Generalizability Theory

The central issue in Generalizability (G) theory (Cronbach, Gleser, Nanda, & Rajaratnam, 1972) is the generalization from a sample of measurements to a universe of possible measurements. This universe is defined in terms of measurement conditions from which the observed measurements are a random sample. The question to be answered is how well measures taken in one condition can be generalized to other conditions. In other words, how well the observed scores correspond to the average scores acquired under all possible conditions. In the classical true score model, observed scores consist of two components, a systematic component called the true score and a random error component. The reliability is then defined as the correlation between the observed and the true scores and all possible observed scores on this particular test. In generalizability theory, the variance of the measurements is divided into several different variance components. The generalizability coefficient based on this partition is defined analogous to the reliability coefficient: the true variance divided by the expected observed-score variance (Shavelson & Webb, 1991). The variance partition in generalizability theory requires a clear description of all relevant measurement conditions. These conditions are called facets (the terminology is similar to facet theory, where the facets refer mostly to question formats, whereas in generalizability theory they refer mostly to measurement conditions). In the simplest case, there is only one facet. For instance, when students take a test consisting of 20 multiple-choice items at the end of a course, the examiner is not interested in the answers on these particular 20 items, but in the students' knowledge of the whole course content. From this perspective, the 20 items are a sample of all possible items. The items are the facet of the measurement.
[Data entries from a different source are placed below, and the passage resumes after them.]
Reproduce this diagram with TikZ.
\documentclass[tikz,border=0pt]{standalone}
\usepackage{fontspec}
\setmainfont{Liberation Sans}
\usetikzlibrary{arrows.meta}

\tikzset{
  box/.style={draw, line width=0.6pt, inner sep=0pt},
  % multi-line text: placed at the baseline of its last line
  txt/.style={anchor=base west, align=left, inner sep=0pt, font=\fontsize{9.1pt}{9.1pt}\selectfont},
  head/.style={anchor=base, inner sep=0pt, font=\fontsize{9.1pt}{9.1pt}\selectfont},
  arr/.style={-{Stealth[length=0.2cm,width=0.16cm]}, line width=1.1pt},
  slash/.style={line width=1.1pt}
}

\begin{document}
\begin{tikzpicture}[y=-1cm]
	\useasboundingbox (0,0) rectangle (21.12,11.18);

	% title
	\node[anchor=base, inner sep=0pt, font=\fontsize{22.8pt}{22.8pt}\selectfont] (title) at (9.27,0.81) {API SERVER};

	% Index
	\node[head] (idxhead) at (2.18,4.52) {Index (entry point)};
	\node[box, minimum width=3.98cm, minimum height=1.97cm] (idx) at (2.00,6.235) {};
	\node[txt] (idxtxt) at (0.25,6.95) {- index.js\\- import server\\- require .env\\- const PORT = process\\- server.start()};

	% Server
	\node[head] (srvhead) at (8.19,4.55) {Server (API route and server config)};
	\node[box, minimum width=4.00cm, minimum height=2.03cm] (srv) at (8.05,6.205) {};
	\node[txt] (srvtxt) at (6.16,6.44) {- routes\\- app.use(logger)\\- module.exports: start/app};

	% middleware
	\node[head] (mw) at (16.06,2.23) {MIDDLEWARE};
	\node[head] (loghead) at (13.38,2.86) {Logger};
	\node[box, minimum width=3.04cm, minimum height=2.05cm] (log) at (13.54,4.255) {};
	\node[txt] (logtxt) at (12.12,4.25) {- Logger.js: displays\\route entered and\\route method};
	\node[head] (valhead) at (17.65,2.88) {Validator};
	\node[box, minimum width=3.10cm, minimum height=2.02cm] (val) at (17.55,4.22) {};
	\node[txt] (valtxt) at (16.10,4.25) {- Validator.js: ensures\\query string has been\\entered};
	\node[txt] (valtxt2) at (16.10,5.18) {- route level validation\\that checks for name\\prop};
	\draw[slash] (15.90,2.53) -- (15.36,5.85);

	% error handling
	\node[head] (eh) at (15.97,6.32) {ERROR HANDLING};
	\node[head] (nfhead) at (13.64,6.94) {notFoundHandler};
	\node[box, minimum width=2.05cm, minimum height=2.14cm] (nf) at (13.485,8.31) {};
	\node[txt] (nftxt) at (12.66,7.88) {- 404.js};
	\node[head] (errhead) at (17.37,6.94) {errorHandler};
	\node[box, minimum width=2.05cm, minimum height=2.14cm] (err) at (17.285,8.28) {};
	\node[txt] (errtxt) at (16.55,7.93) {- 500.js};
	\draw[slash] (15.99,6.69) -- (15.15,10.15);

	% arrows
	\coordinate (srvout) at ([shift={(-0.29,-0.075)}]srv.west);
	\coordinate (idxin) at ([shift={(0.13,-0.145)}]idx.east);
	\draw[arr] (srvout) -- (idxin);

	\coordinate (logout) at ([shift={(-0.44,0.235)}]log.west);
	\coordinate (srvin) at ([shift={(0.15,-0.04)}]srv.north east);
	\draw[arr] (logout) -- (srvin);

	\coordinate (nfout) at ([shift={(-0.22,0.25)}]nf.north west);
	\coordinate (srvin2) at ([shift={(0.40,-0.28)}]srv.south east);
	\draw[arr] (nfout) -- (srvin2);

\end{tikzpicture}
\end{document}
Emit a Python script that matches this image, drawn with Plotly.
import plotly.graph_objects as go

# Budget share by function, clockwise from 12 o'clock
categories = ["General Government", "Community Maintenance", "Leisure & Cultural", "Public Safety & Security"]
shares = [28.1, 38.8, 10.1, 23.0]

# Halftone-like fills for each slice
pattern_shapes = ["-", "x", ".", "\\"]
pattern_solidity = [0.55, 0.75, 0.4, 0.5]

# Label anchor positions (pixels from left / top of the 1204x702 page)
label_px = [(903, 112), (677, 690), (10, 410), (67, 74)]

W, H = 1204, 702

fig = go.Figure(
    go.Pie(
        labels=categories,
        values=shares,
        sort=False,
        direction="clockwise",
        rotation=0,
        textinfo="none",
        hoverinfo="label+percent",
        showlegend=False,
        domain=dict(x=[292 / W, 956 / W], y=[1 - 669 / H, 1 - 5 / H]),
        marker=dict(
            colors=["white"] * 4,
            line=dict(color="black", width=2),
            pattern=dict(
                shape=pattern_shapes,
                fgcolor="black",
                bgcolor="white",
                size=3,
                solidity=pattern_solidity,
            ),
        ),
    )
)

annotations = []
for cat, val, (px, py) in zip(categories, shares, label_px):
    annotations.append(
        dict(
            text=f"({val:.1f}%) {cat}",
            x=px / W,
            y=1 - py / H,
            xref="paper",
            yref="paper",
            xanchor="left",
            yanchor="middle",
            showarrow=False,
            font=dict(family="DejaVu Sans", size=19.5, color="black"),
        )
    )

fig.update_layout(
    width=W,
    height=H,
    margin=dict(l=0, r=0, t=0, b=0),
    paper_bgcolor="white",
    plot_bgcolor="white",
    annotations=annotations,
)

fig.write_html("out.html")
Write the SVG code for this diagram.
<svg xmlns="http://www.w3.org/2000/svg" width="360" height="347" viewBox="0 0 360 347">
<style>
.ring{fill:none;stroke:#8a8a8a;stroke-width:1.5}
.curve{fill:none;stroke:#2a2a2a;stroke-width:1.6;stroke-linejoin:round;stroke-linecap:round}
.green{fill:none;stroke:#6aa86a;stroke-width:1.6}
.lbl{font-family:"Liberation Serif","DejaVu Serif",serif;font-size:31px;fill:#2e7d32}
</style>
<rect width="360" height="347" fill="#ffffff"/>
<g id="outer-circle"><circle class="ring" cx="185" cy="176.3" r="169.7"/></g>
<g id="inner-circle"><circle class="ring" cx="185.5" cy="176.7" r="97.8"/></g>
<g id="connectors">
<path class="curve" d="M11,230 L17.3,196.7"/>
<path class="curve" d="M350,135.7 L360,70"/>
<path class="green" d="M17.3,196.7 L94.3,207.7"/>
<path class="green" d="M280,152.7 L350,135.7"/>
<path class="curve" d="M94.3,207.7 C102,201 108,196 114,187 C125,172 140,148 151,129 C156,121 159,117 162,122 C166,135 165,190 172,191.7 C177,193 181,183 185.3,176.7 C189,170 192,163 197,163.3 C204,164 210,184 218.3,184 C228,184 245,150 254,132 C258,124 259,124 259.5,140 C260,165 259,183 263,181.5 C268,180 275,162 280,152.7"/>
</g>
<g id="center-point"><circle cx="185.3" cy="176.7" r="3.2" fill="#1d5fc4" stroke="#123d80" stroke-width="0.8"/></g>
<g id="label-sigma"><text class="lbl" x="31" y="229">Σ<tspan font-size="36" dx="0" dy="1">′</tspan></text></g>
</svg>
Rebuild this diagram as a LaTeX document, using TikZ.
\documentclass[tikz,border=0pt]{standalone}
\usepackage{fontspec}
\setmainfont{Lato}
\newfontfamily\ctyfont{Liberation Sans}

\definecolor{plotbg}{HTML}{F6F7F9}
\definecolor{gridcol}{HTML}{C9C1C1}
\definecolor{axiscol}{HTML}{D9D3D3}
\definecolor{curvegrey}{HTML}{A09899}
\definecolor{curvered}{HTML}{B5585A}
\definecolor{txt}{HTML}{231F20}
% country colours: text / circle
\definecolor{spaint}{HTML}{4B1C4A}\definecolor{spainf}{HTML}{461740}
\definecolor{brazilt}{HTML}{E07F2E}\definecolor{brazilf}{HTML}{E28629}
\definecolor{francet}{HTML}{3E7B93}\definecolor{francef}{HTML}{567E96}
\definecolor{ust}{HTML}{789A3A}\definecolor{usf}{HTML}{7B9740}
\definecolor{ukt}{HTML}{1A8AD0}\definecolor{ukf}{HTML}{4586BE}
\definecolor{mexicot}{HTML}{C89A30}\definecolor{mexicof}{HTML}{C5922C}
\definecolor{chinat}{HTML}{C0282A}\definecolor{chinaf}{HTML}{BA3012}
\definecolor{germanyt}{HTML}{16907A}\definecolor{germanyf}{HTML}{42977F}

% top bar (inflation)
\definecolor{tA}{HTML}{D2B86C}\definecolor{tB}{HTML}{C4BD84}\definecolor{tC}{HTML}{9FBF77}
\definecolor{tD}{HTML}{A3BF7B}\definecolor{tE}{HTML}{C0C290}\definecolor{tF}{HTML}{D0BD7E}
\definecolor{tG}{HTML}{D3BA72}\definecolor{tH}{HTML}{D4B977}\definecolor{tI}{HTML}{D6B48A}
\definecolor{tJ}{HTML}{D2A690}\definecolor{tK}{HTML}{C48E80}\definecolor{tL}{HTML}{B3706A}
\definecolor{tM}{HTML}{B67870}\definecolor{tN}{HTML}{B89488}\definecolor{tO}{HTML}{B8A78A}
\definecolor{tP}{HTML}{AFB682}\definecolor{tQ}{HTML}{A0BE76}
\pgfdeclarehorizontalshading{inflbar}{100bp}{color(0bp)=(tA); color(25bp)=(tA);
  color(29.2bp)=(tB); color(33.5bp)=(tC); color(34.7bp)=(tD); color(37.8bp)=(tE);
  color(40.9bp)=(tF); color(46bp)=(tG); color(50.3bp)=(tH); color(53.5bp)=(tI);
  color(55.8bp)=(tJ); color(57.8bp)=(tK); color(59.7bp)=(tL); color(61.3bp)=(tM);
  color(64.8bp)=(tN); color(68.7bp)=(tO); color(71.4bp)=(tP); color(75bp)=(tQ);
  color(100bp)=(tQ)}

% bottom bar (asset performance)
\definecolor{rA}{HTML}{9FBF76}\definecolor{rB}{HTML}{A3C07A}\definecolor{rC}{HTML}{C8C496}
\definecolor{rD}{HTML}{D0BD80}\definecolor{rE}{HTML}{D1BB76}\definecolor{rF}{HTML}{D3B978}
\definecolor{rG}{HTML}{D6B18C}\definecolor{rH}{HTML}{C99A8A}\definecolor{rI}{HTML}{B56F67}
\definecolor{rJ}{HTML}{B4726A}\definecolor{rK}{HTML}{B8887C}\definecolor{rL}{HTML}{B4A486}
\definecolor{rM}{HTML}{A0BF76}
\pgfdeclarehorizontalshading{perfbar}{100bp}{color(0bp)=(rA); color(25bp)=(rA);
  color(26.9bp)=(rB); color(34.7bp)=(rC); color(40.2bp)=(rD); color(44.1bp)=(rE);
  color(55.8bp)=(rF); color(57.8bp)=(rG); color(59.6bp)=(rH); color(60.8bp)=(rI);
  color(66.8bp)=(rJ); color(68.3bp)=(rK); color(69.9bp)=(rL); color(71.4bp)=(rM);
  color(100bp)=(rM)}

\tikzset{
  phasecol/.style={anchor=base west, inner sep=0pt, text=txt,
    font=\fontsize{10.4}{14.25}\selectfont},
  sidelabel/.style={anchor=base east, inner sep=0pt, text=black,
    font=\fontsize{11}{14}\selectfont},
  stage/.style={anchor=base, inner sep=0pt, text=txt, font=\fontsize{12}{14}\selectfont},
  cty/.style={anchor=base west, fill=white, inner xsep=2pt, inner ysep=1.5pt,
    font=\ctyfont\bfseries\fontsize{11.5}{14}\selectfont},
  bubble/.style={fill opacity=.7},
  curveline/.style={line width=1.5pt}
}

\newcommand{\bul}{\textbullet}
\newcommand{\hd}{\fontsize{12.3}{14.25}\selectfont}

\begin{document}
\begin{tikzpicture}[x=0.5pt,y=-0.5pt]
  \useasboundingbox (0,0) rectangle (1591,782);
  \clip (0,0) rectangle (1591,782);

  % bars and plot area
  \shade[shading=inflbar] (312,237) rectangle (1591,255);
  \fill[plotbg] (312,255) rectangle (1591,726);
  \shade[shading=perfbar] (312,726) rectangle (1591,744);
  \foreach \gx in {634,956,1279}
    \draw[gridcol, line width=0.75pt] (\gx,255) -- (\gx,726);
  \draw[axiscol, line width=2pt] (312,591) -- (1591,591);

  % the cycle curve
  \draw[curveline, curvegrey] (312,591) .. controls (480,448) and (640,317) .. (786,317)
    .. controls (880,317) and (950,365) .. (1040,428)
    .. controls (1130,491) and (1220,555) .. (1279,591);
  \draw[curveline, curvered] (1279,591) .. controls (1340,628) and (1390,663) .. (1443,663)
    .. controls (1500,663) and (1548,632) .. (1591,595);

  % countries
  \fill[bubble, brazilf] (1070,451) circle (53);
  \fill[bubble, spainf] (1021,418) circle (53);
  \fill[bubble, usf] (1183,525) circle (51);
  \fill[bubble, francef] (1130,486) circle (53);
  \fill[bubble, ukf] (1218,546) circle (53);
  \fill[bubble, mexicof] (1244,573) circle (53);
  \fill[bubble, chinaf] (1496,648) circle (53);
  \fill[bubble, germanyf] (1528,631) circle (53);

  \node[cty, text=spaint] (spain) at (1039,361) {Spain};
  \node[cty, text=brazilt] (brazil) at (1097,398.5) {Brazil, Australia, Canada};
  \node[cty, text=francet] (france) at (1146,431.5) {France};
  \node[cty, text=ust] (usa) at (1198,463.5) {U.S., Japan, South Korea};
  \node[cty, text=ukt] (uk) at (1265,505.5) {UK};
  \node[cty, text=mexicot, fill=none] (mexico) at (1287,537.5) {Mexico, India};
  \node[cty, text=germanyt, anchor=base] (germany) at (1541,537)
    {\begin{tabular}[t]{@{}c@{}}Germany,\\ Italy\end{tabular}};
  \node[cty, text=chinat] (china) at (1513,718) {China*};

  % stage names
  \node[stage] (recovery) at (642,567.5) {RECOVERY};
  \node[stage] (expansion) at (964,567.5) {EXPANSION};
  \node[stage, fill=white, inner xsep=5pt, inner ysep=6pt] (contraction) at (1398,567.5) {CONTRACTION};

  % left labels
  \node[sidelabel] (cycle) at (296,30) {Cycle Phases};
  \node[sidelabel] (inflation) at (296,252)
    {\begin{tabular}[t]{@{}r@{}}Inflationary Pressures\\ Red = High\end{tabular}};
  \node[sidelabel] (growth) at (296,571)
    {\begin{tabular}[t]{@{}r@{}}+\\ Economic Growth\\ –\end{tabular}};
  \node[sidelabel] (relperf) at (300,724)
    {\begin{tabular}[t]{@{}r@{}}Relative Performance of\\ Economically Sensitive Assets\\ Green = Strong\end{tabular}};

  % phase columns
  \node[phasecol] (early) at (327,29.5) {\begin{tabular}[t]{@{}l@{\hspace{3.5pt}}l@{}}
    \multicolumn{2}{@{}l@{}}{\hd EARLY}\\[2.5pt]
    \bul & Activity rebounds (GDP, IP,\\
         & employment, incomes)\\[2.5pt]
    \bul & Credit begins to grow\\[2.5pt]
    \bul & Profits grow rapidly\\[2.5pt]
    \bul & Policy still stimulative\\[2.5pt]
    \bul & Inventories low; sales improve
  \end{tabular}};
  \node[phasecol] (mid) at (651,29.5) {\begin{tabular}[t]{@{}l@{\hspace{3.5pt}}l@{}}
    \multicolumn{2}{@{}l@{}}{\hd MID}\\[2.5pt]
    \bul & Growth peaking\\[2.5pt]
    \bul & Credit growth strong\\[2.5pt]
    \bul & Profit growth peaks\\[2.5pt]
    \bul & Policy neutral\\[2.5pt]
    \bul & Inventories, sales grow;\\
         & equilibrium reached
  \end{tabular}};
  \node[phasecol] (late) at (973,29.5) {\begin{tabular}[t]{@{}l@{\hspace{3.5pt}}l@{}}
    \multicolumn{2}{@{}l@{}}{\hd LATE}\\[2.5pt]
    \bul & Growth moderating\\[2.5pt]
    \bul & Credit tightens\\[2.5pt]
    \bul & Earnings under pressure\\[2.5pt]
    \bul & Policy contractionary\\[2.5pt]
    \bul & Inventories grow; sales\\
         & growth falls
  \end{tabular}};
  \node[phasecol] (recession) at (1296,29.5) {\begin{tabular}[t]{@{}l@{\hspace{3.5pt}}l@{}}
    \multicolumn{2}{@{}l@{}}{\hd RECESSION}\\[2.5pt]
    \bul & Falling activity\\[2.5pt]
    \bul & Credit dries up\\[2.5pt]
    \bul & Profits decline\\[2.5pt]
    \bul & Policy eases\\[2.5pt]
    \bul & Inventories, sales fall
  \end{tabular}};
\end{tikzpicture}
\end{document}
When all students answer the same 20 items, the design is crossed. This means that all students have the same conditions (items). When all students answer different items, the design is nested. Then, all students have different conditions.

Assume that the 20 items of the foregoing example are not multiple-choice items, but behavioral observations. When these observations are coded by trained judges, the design becomes a two-facet design. The observations are the first facet and the judges the second facet. In this case we must generalize over both observations and judges to obtain an estimate of the true score we are interested in.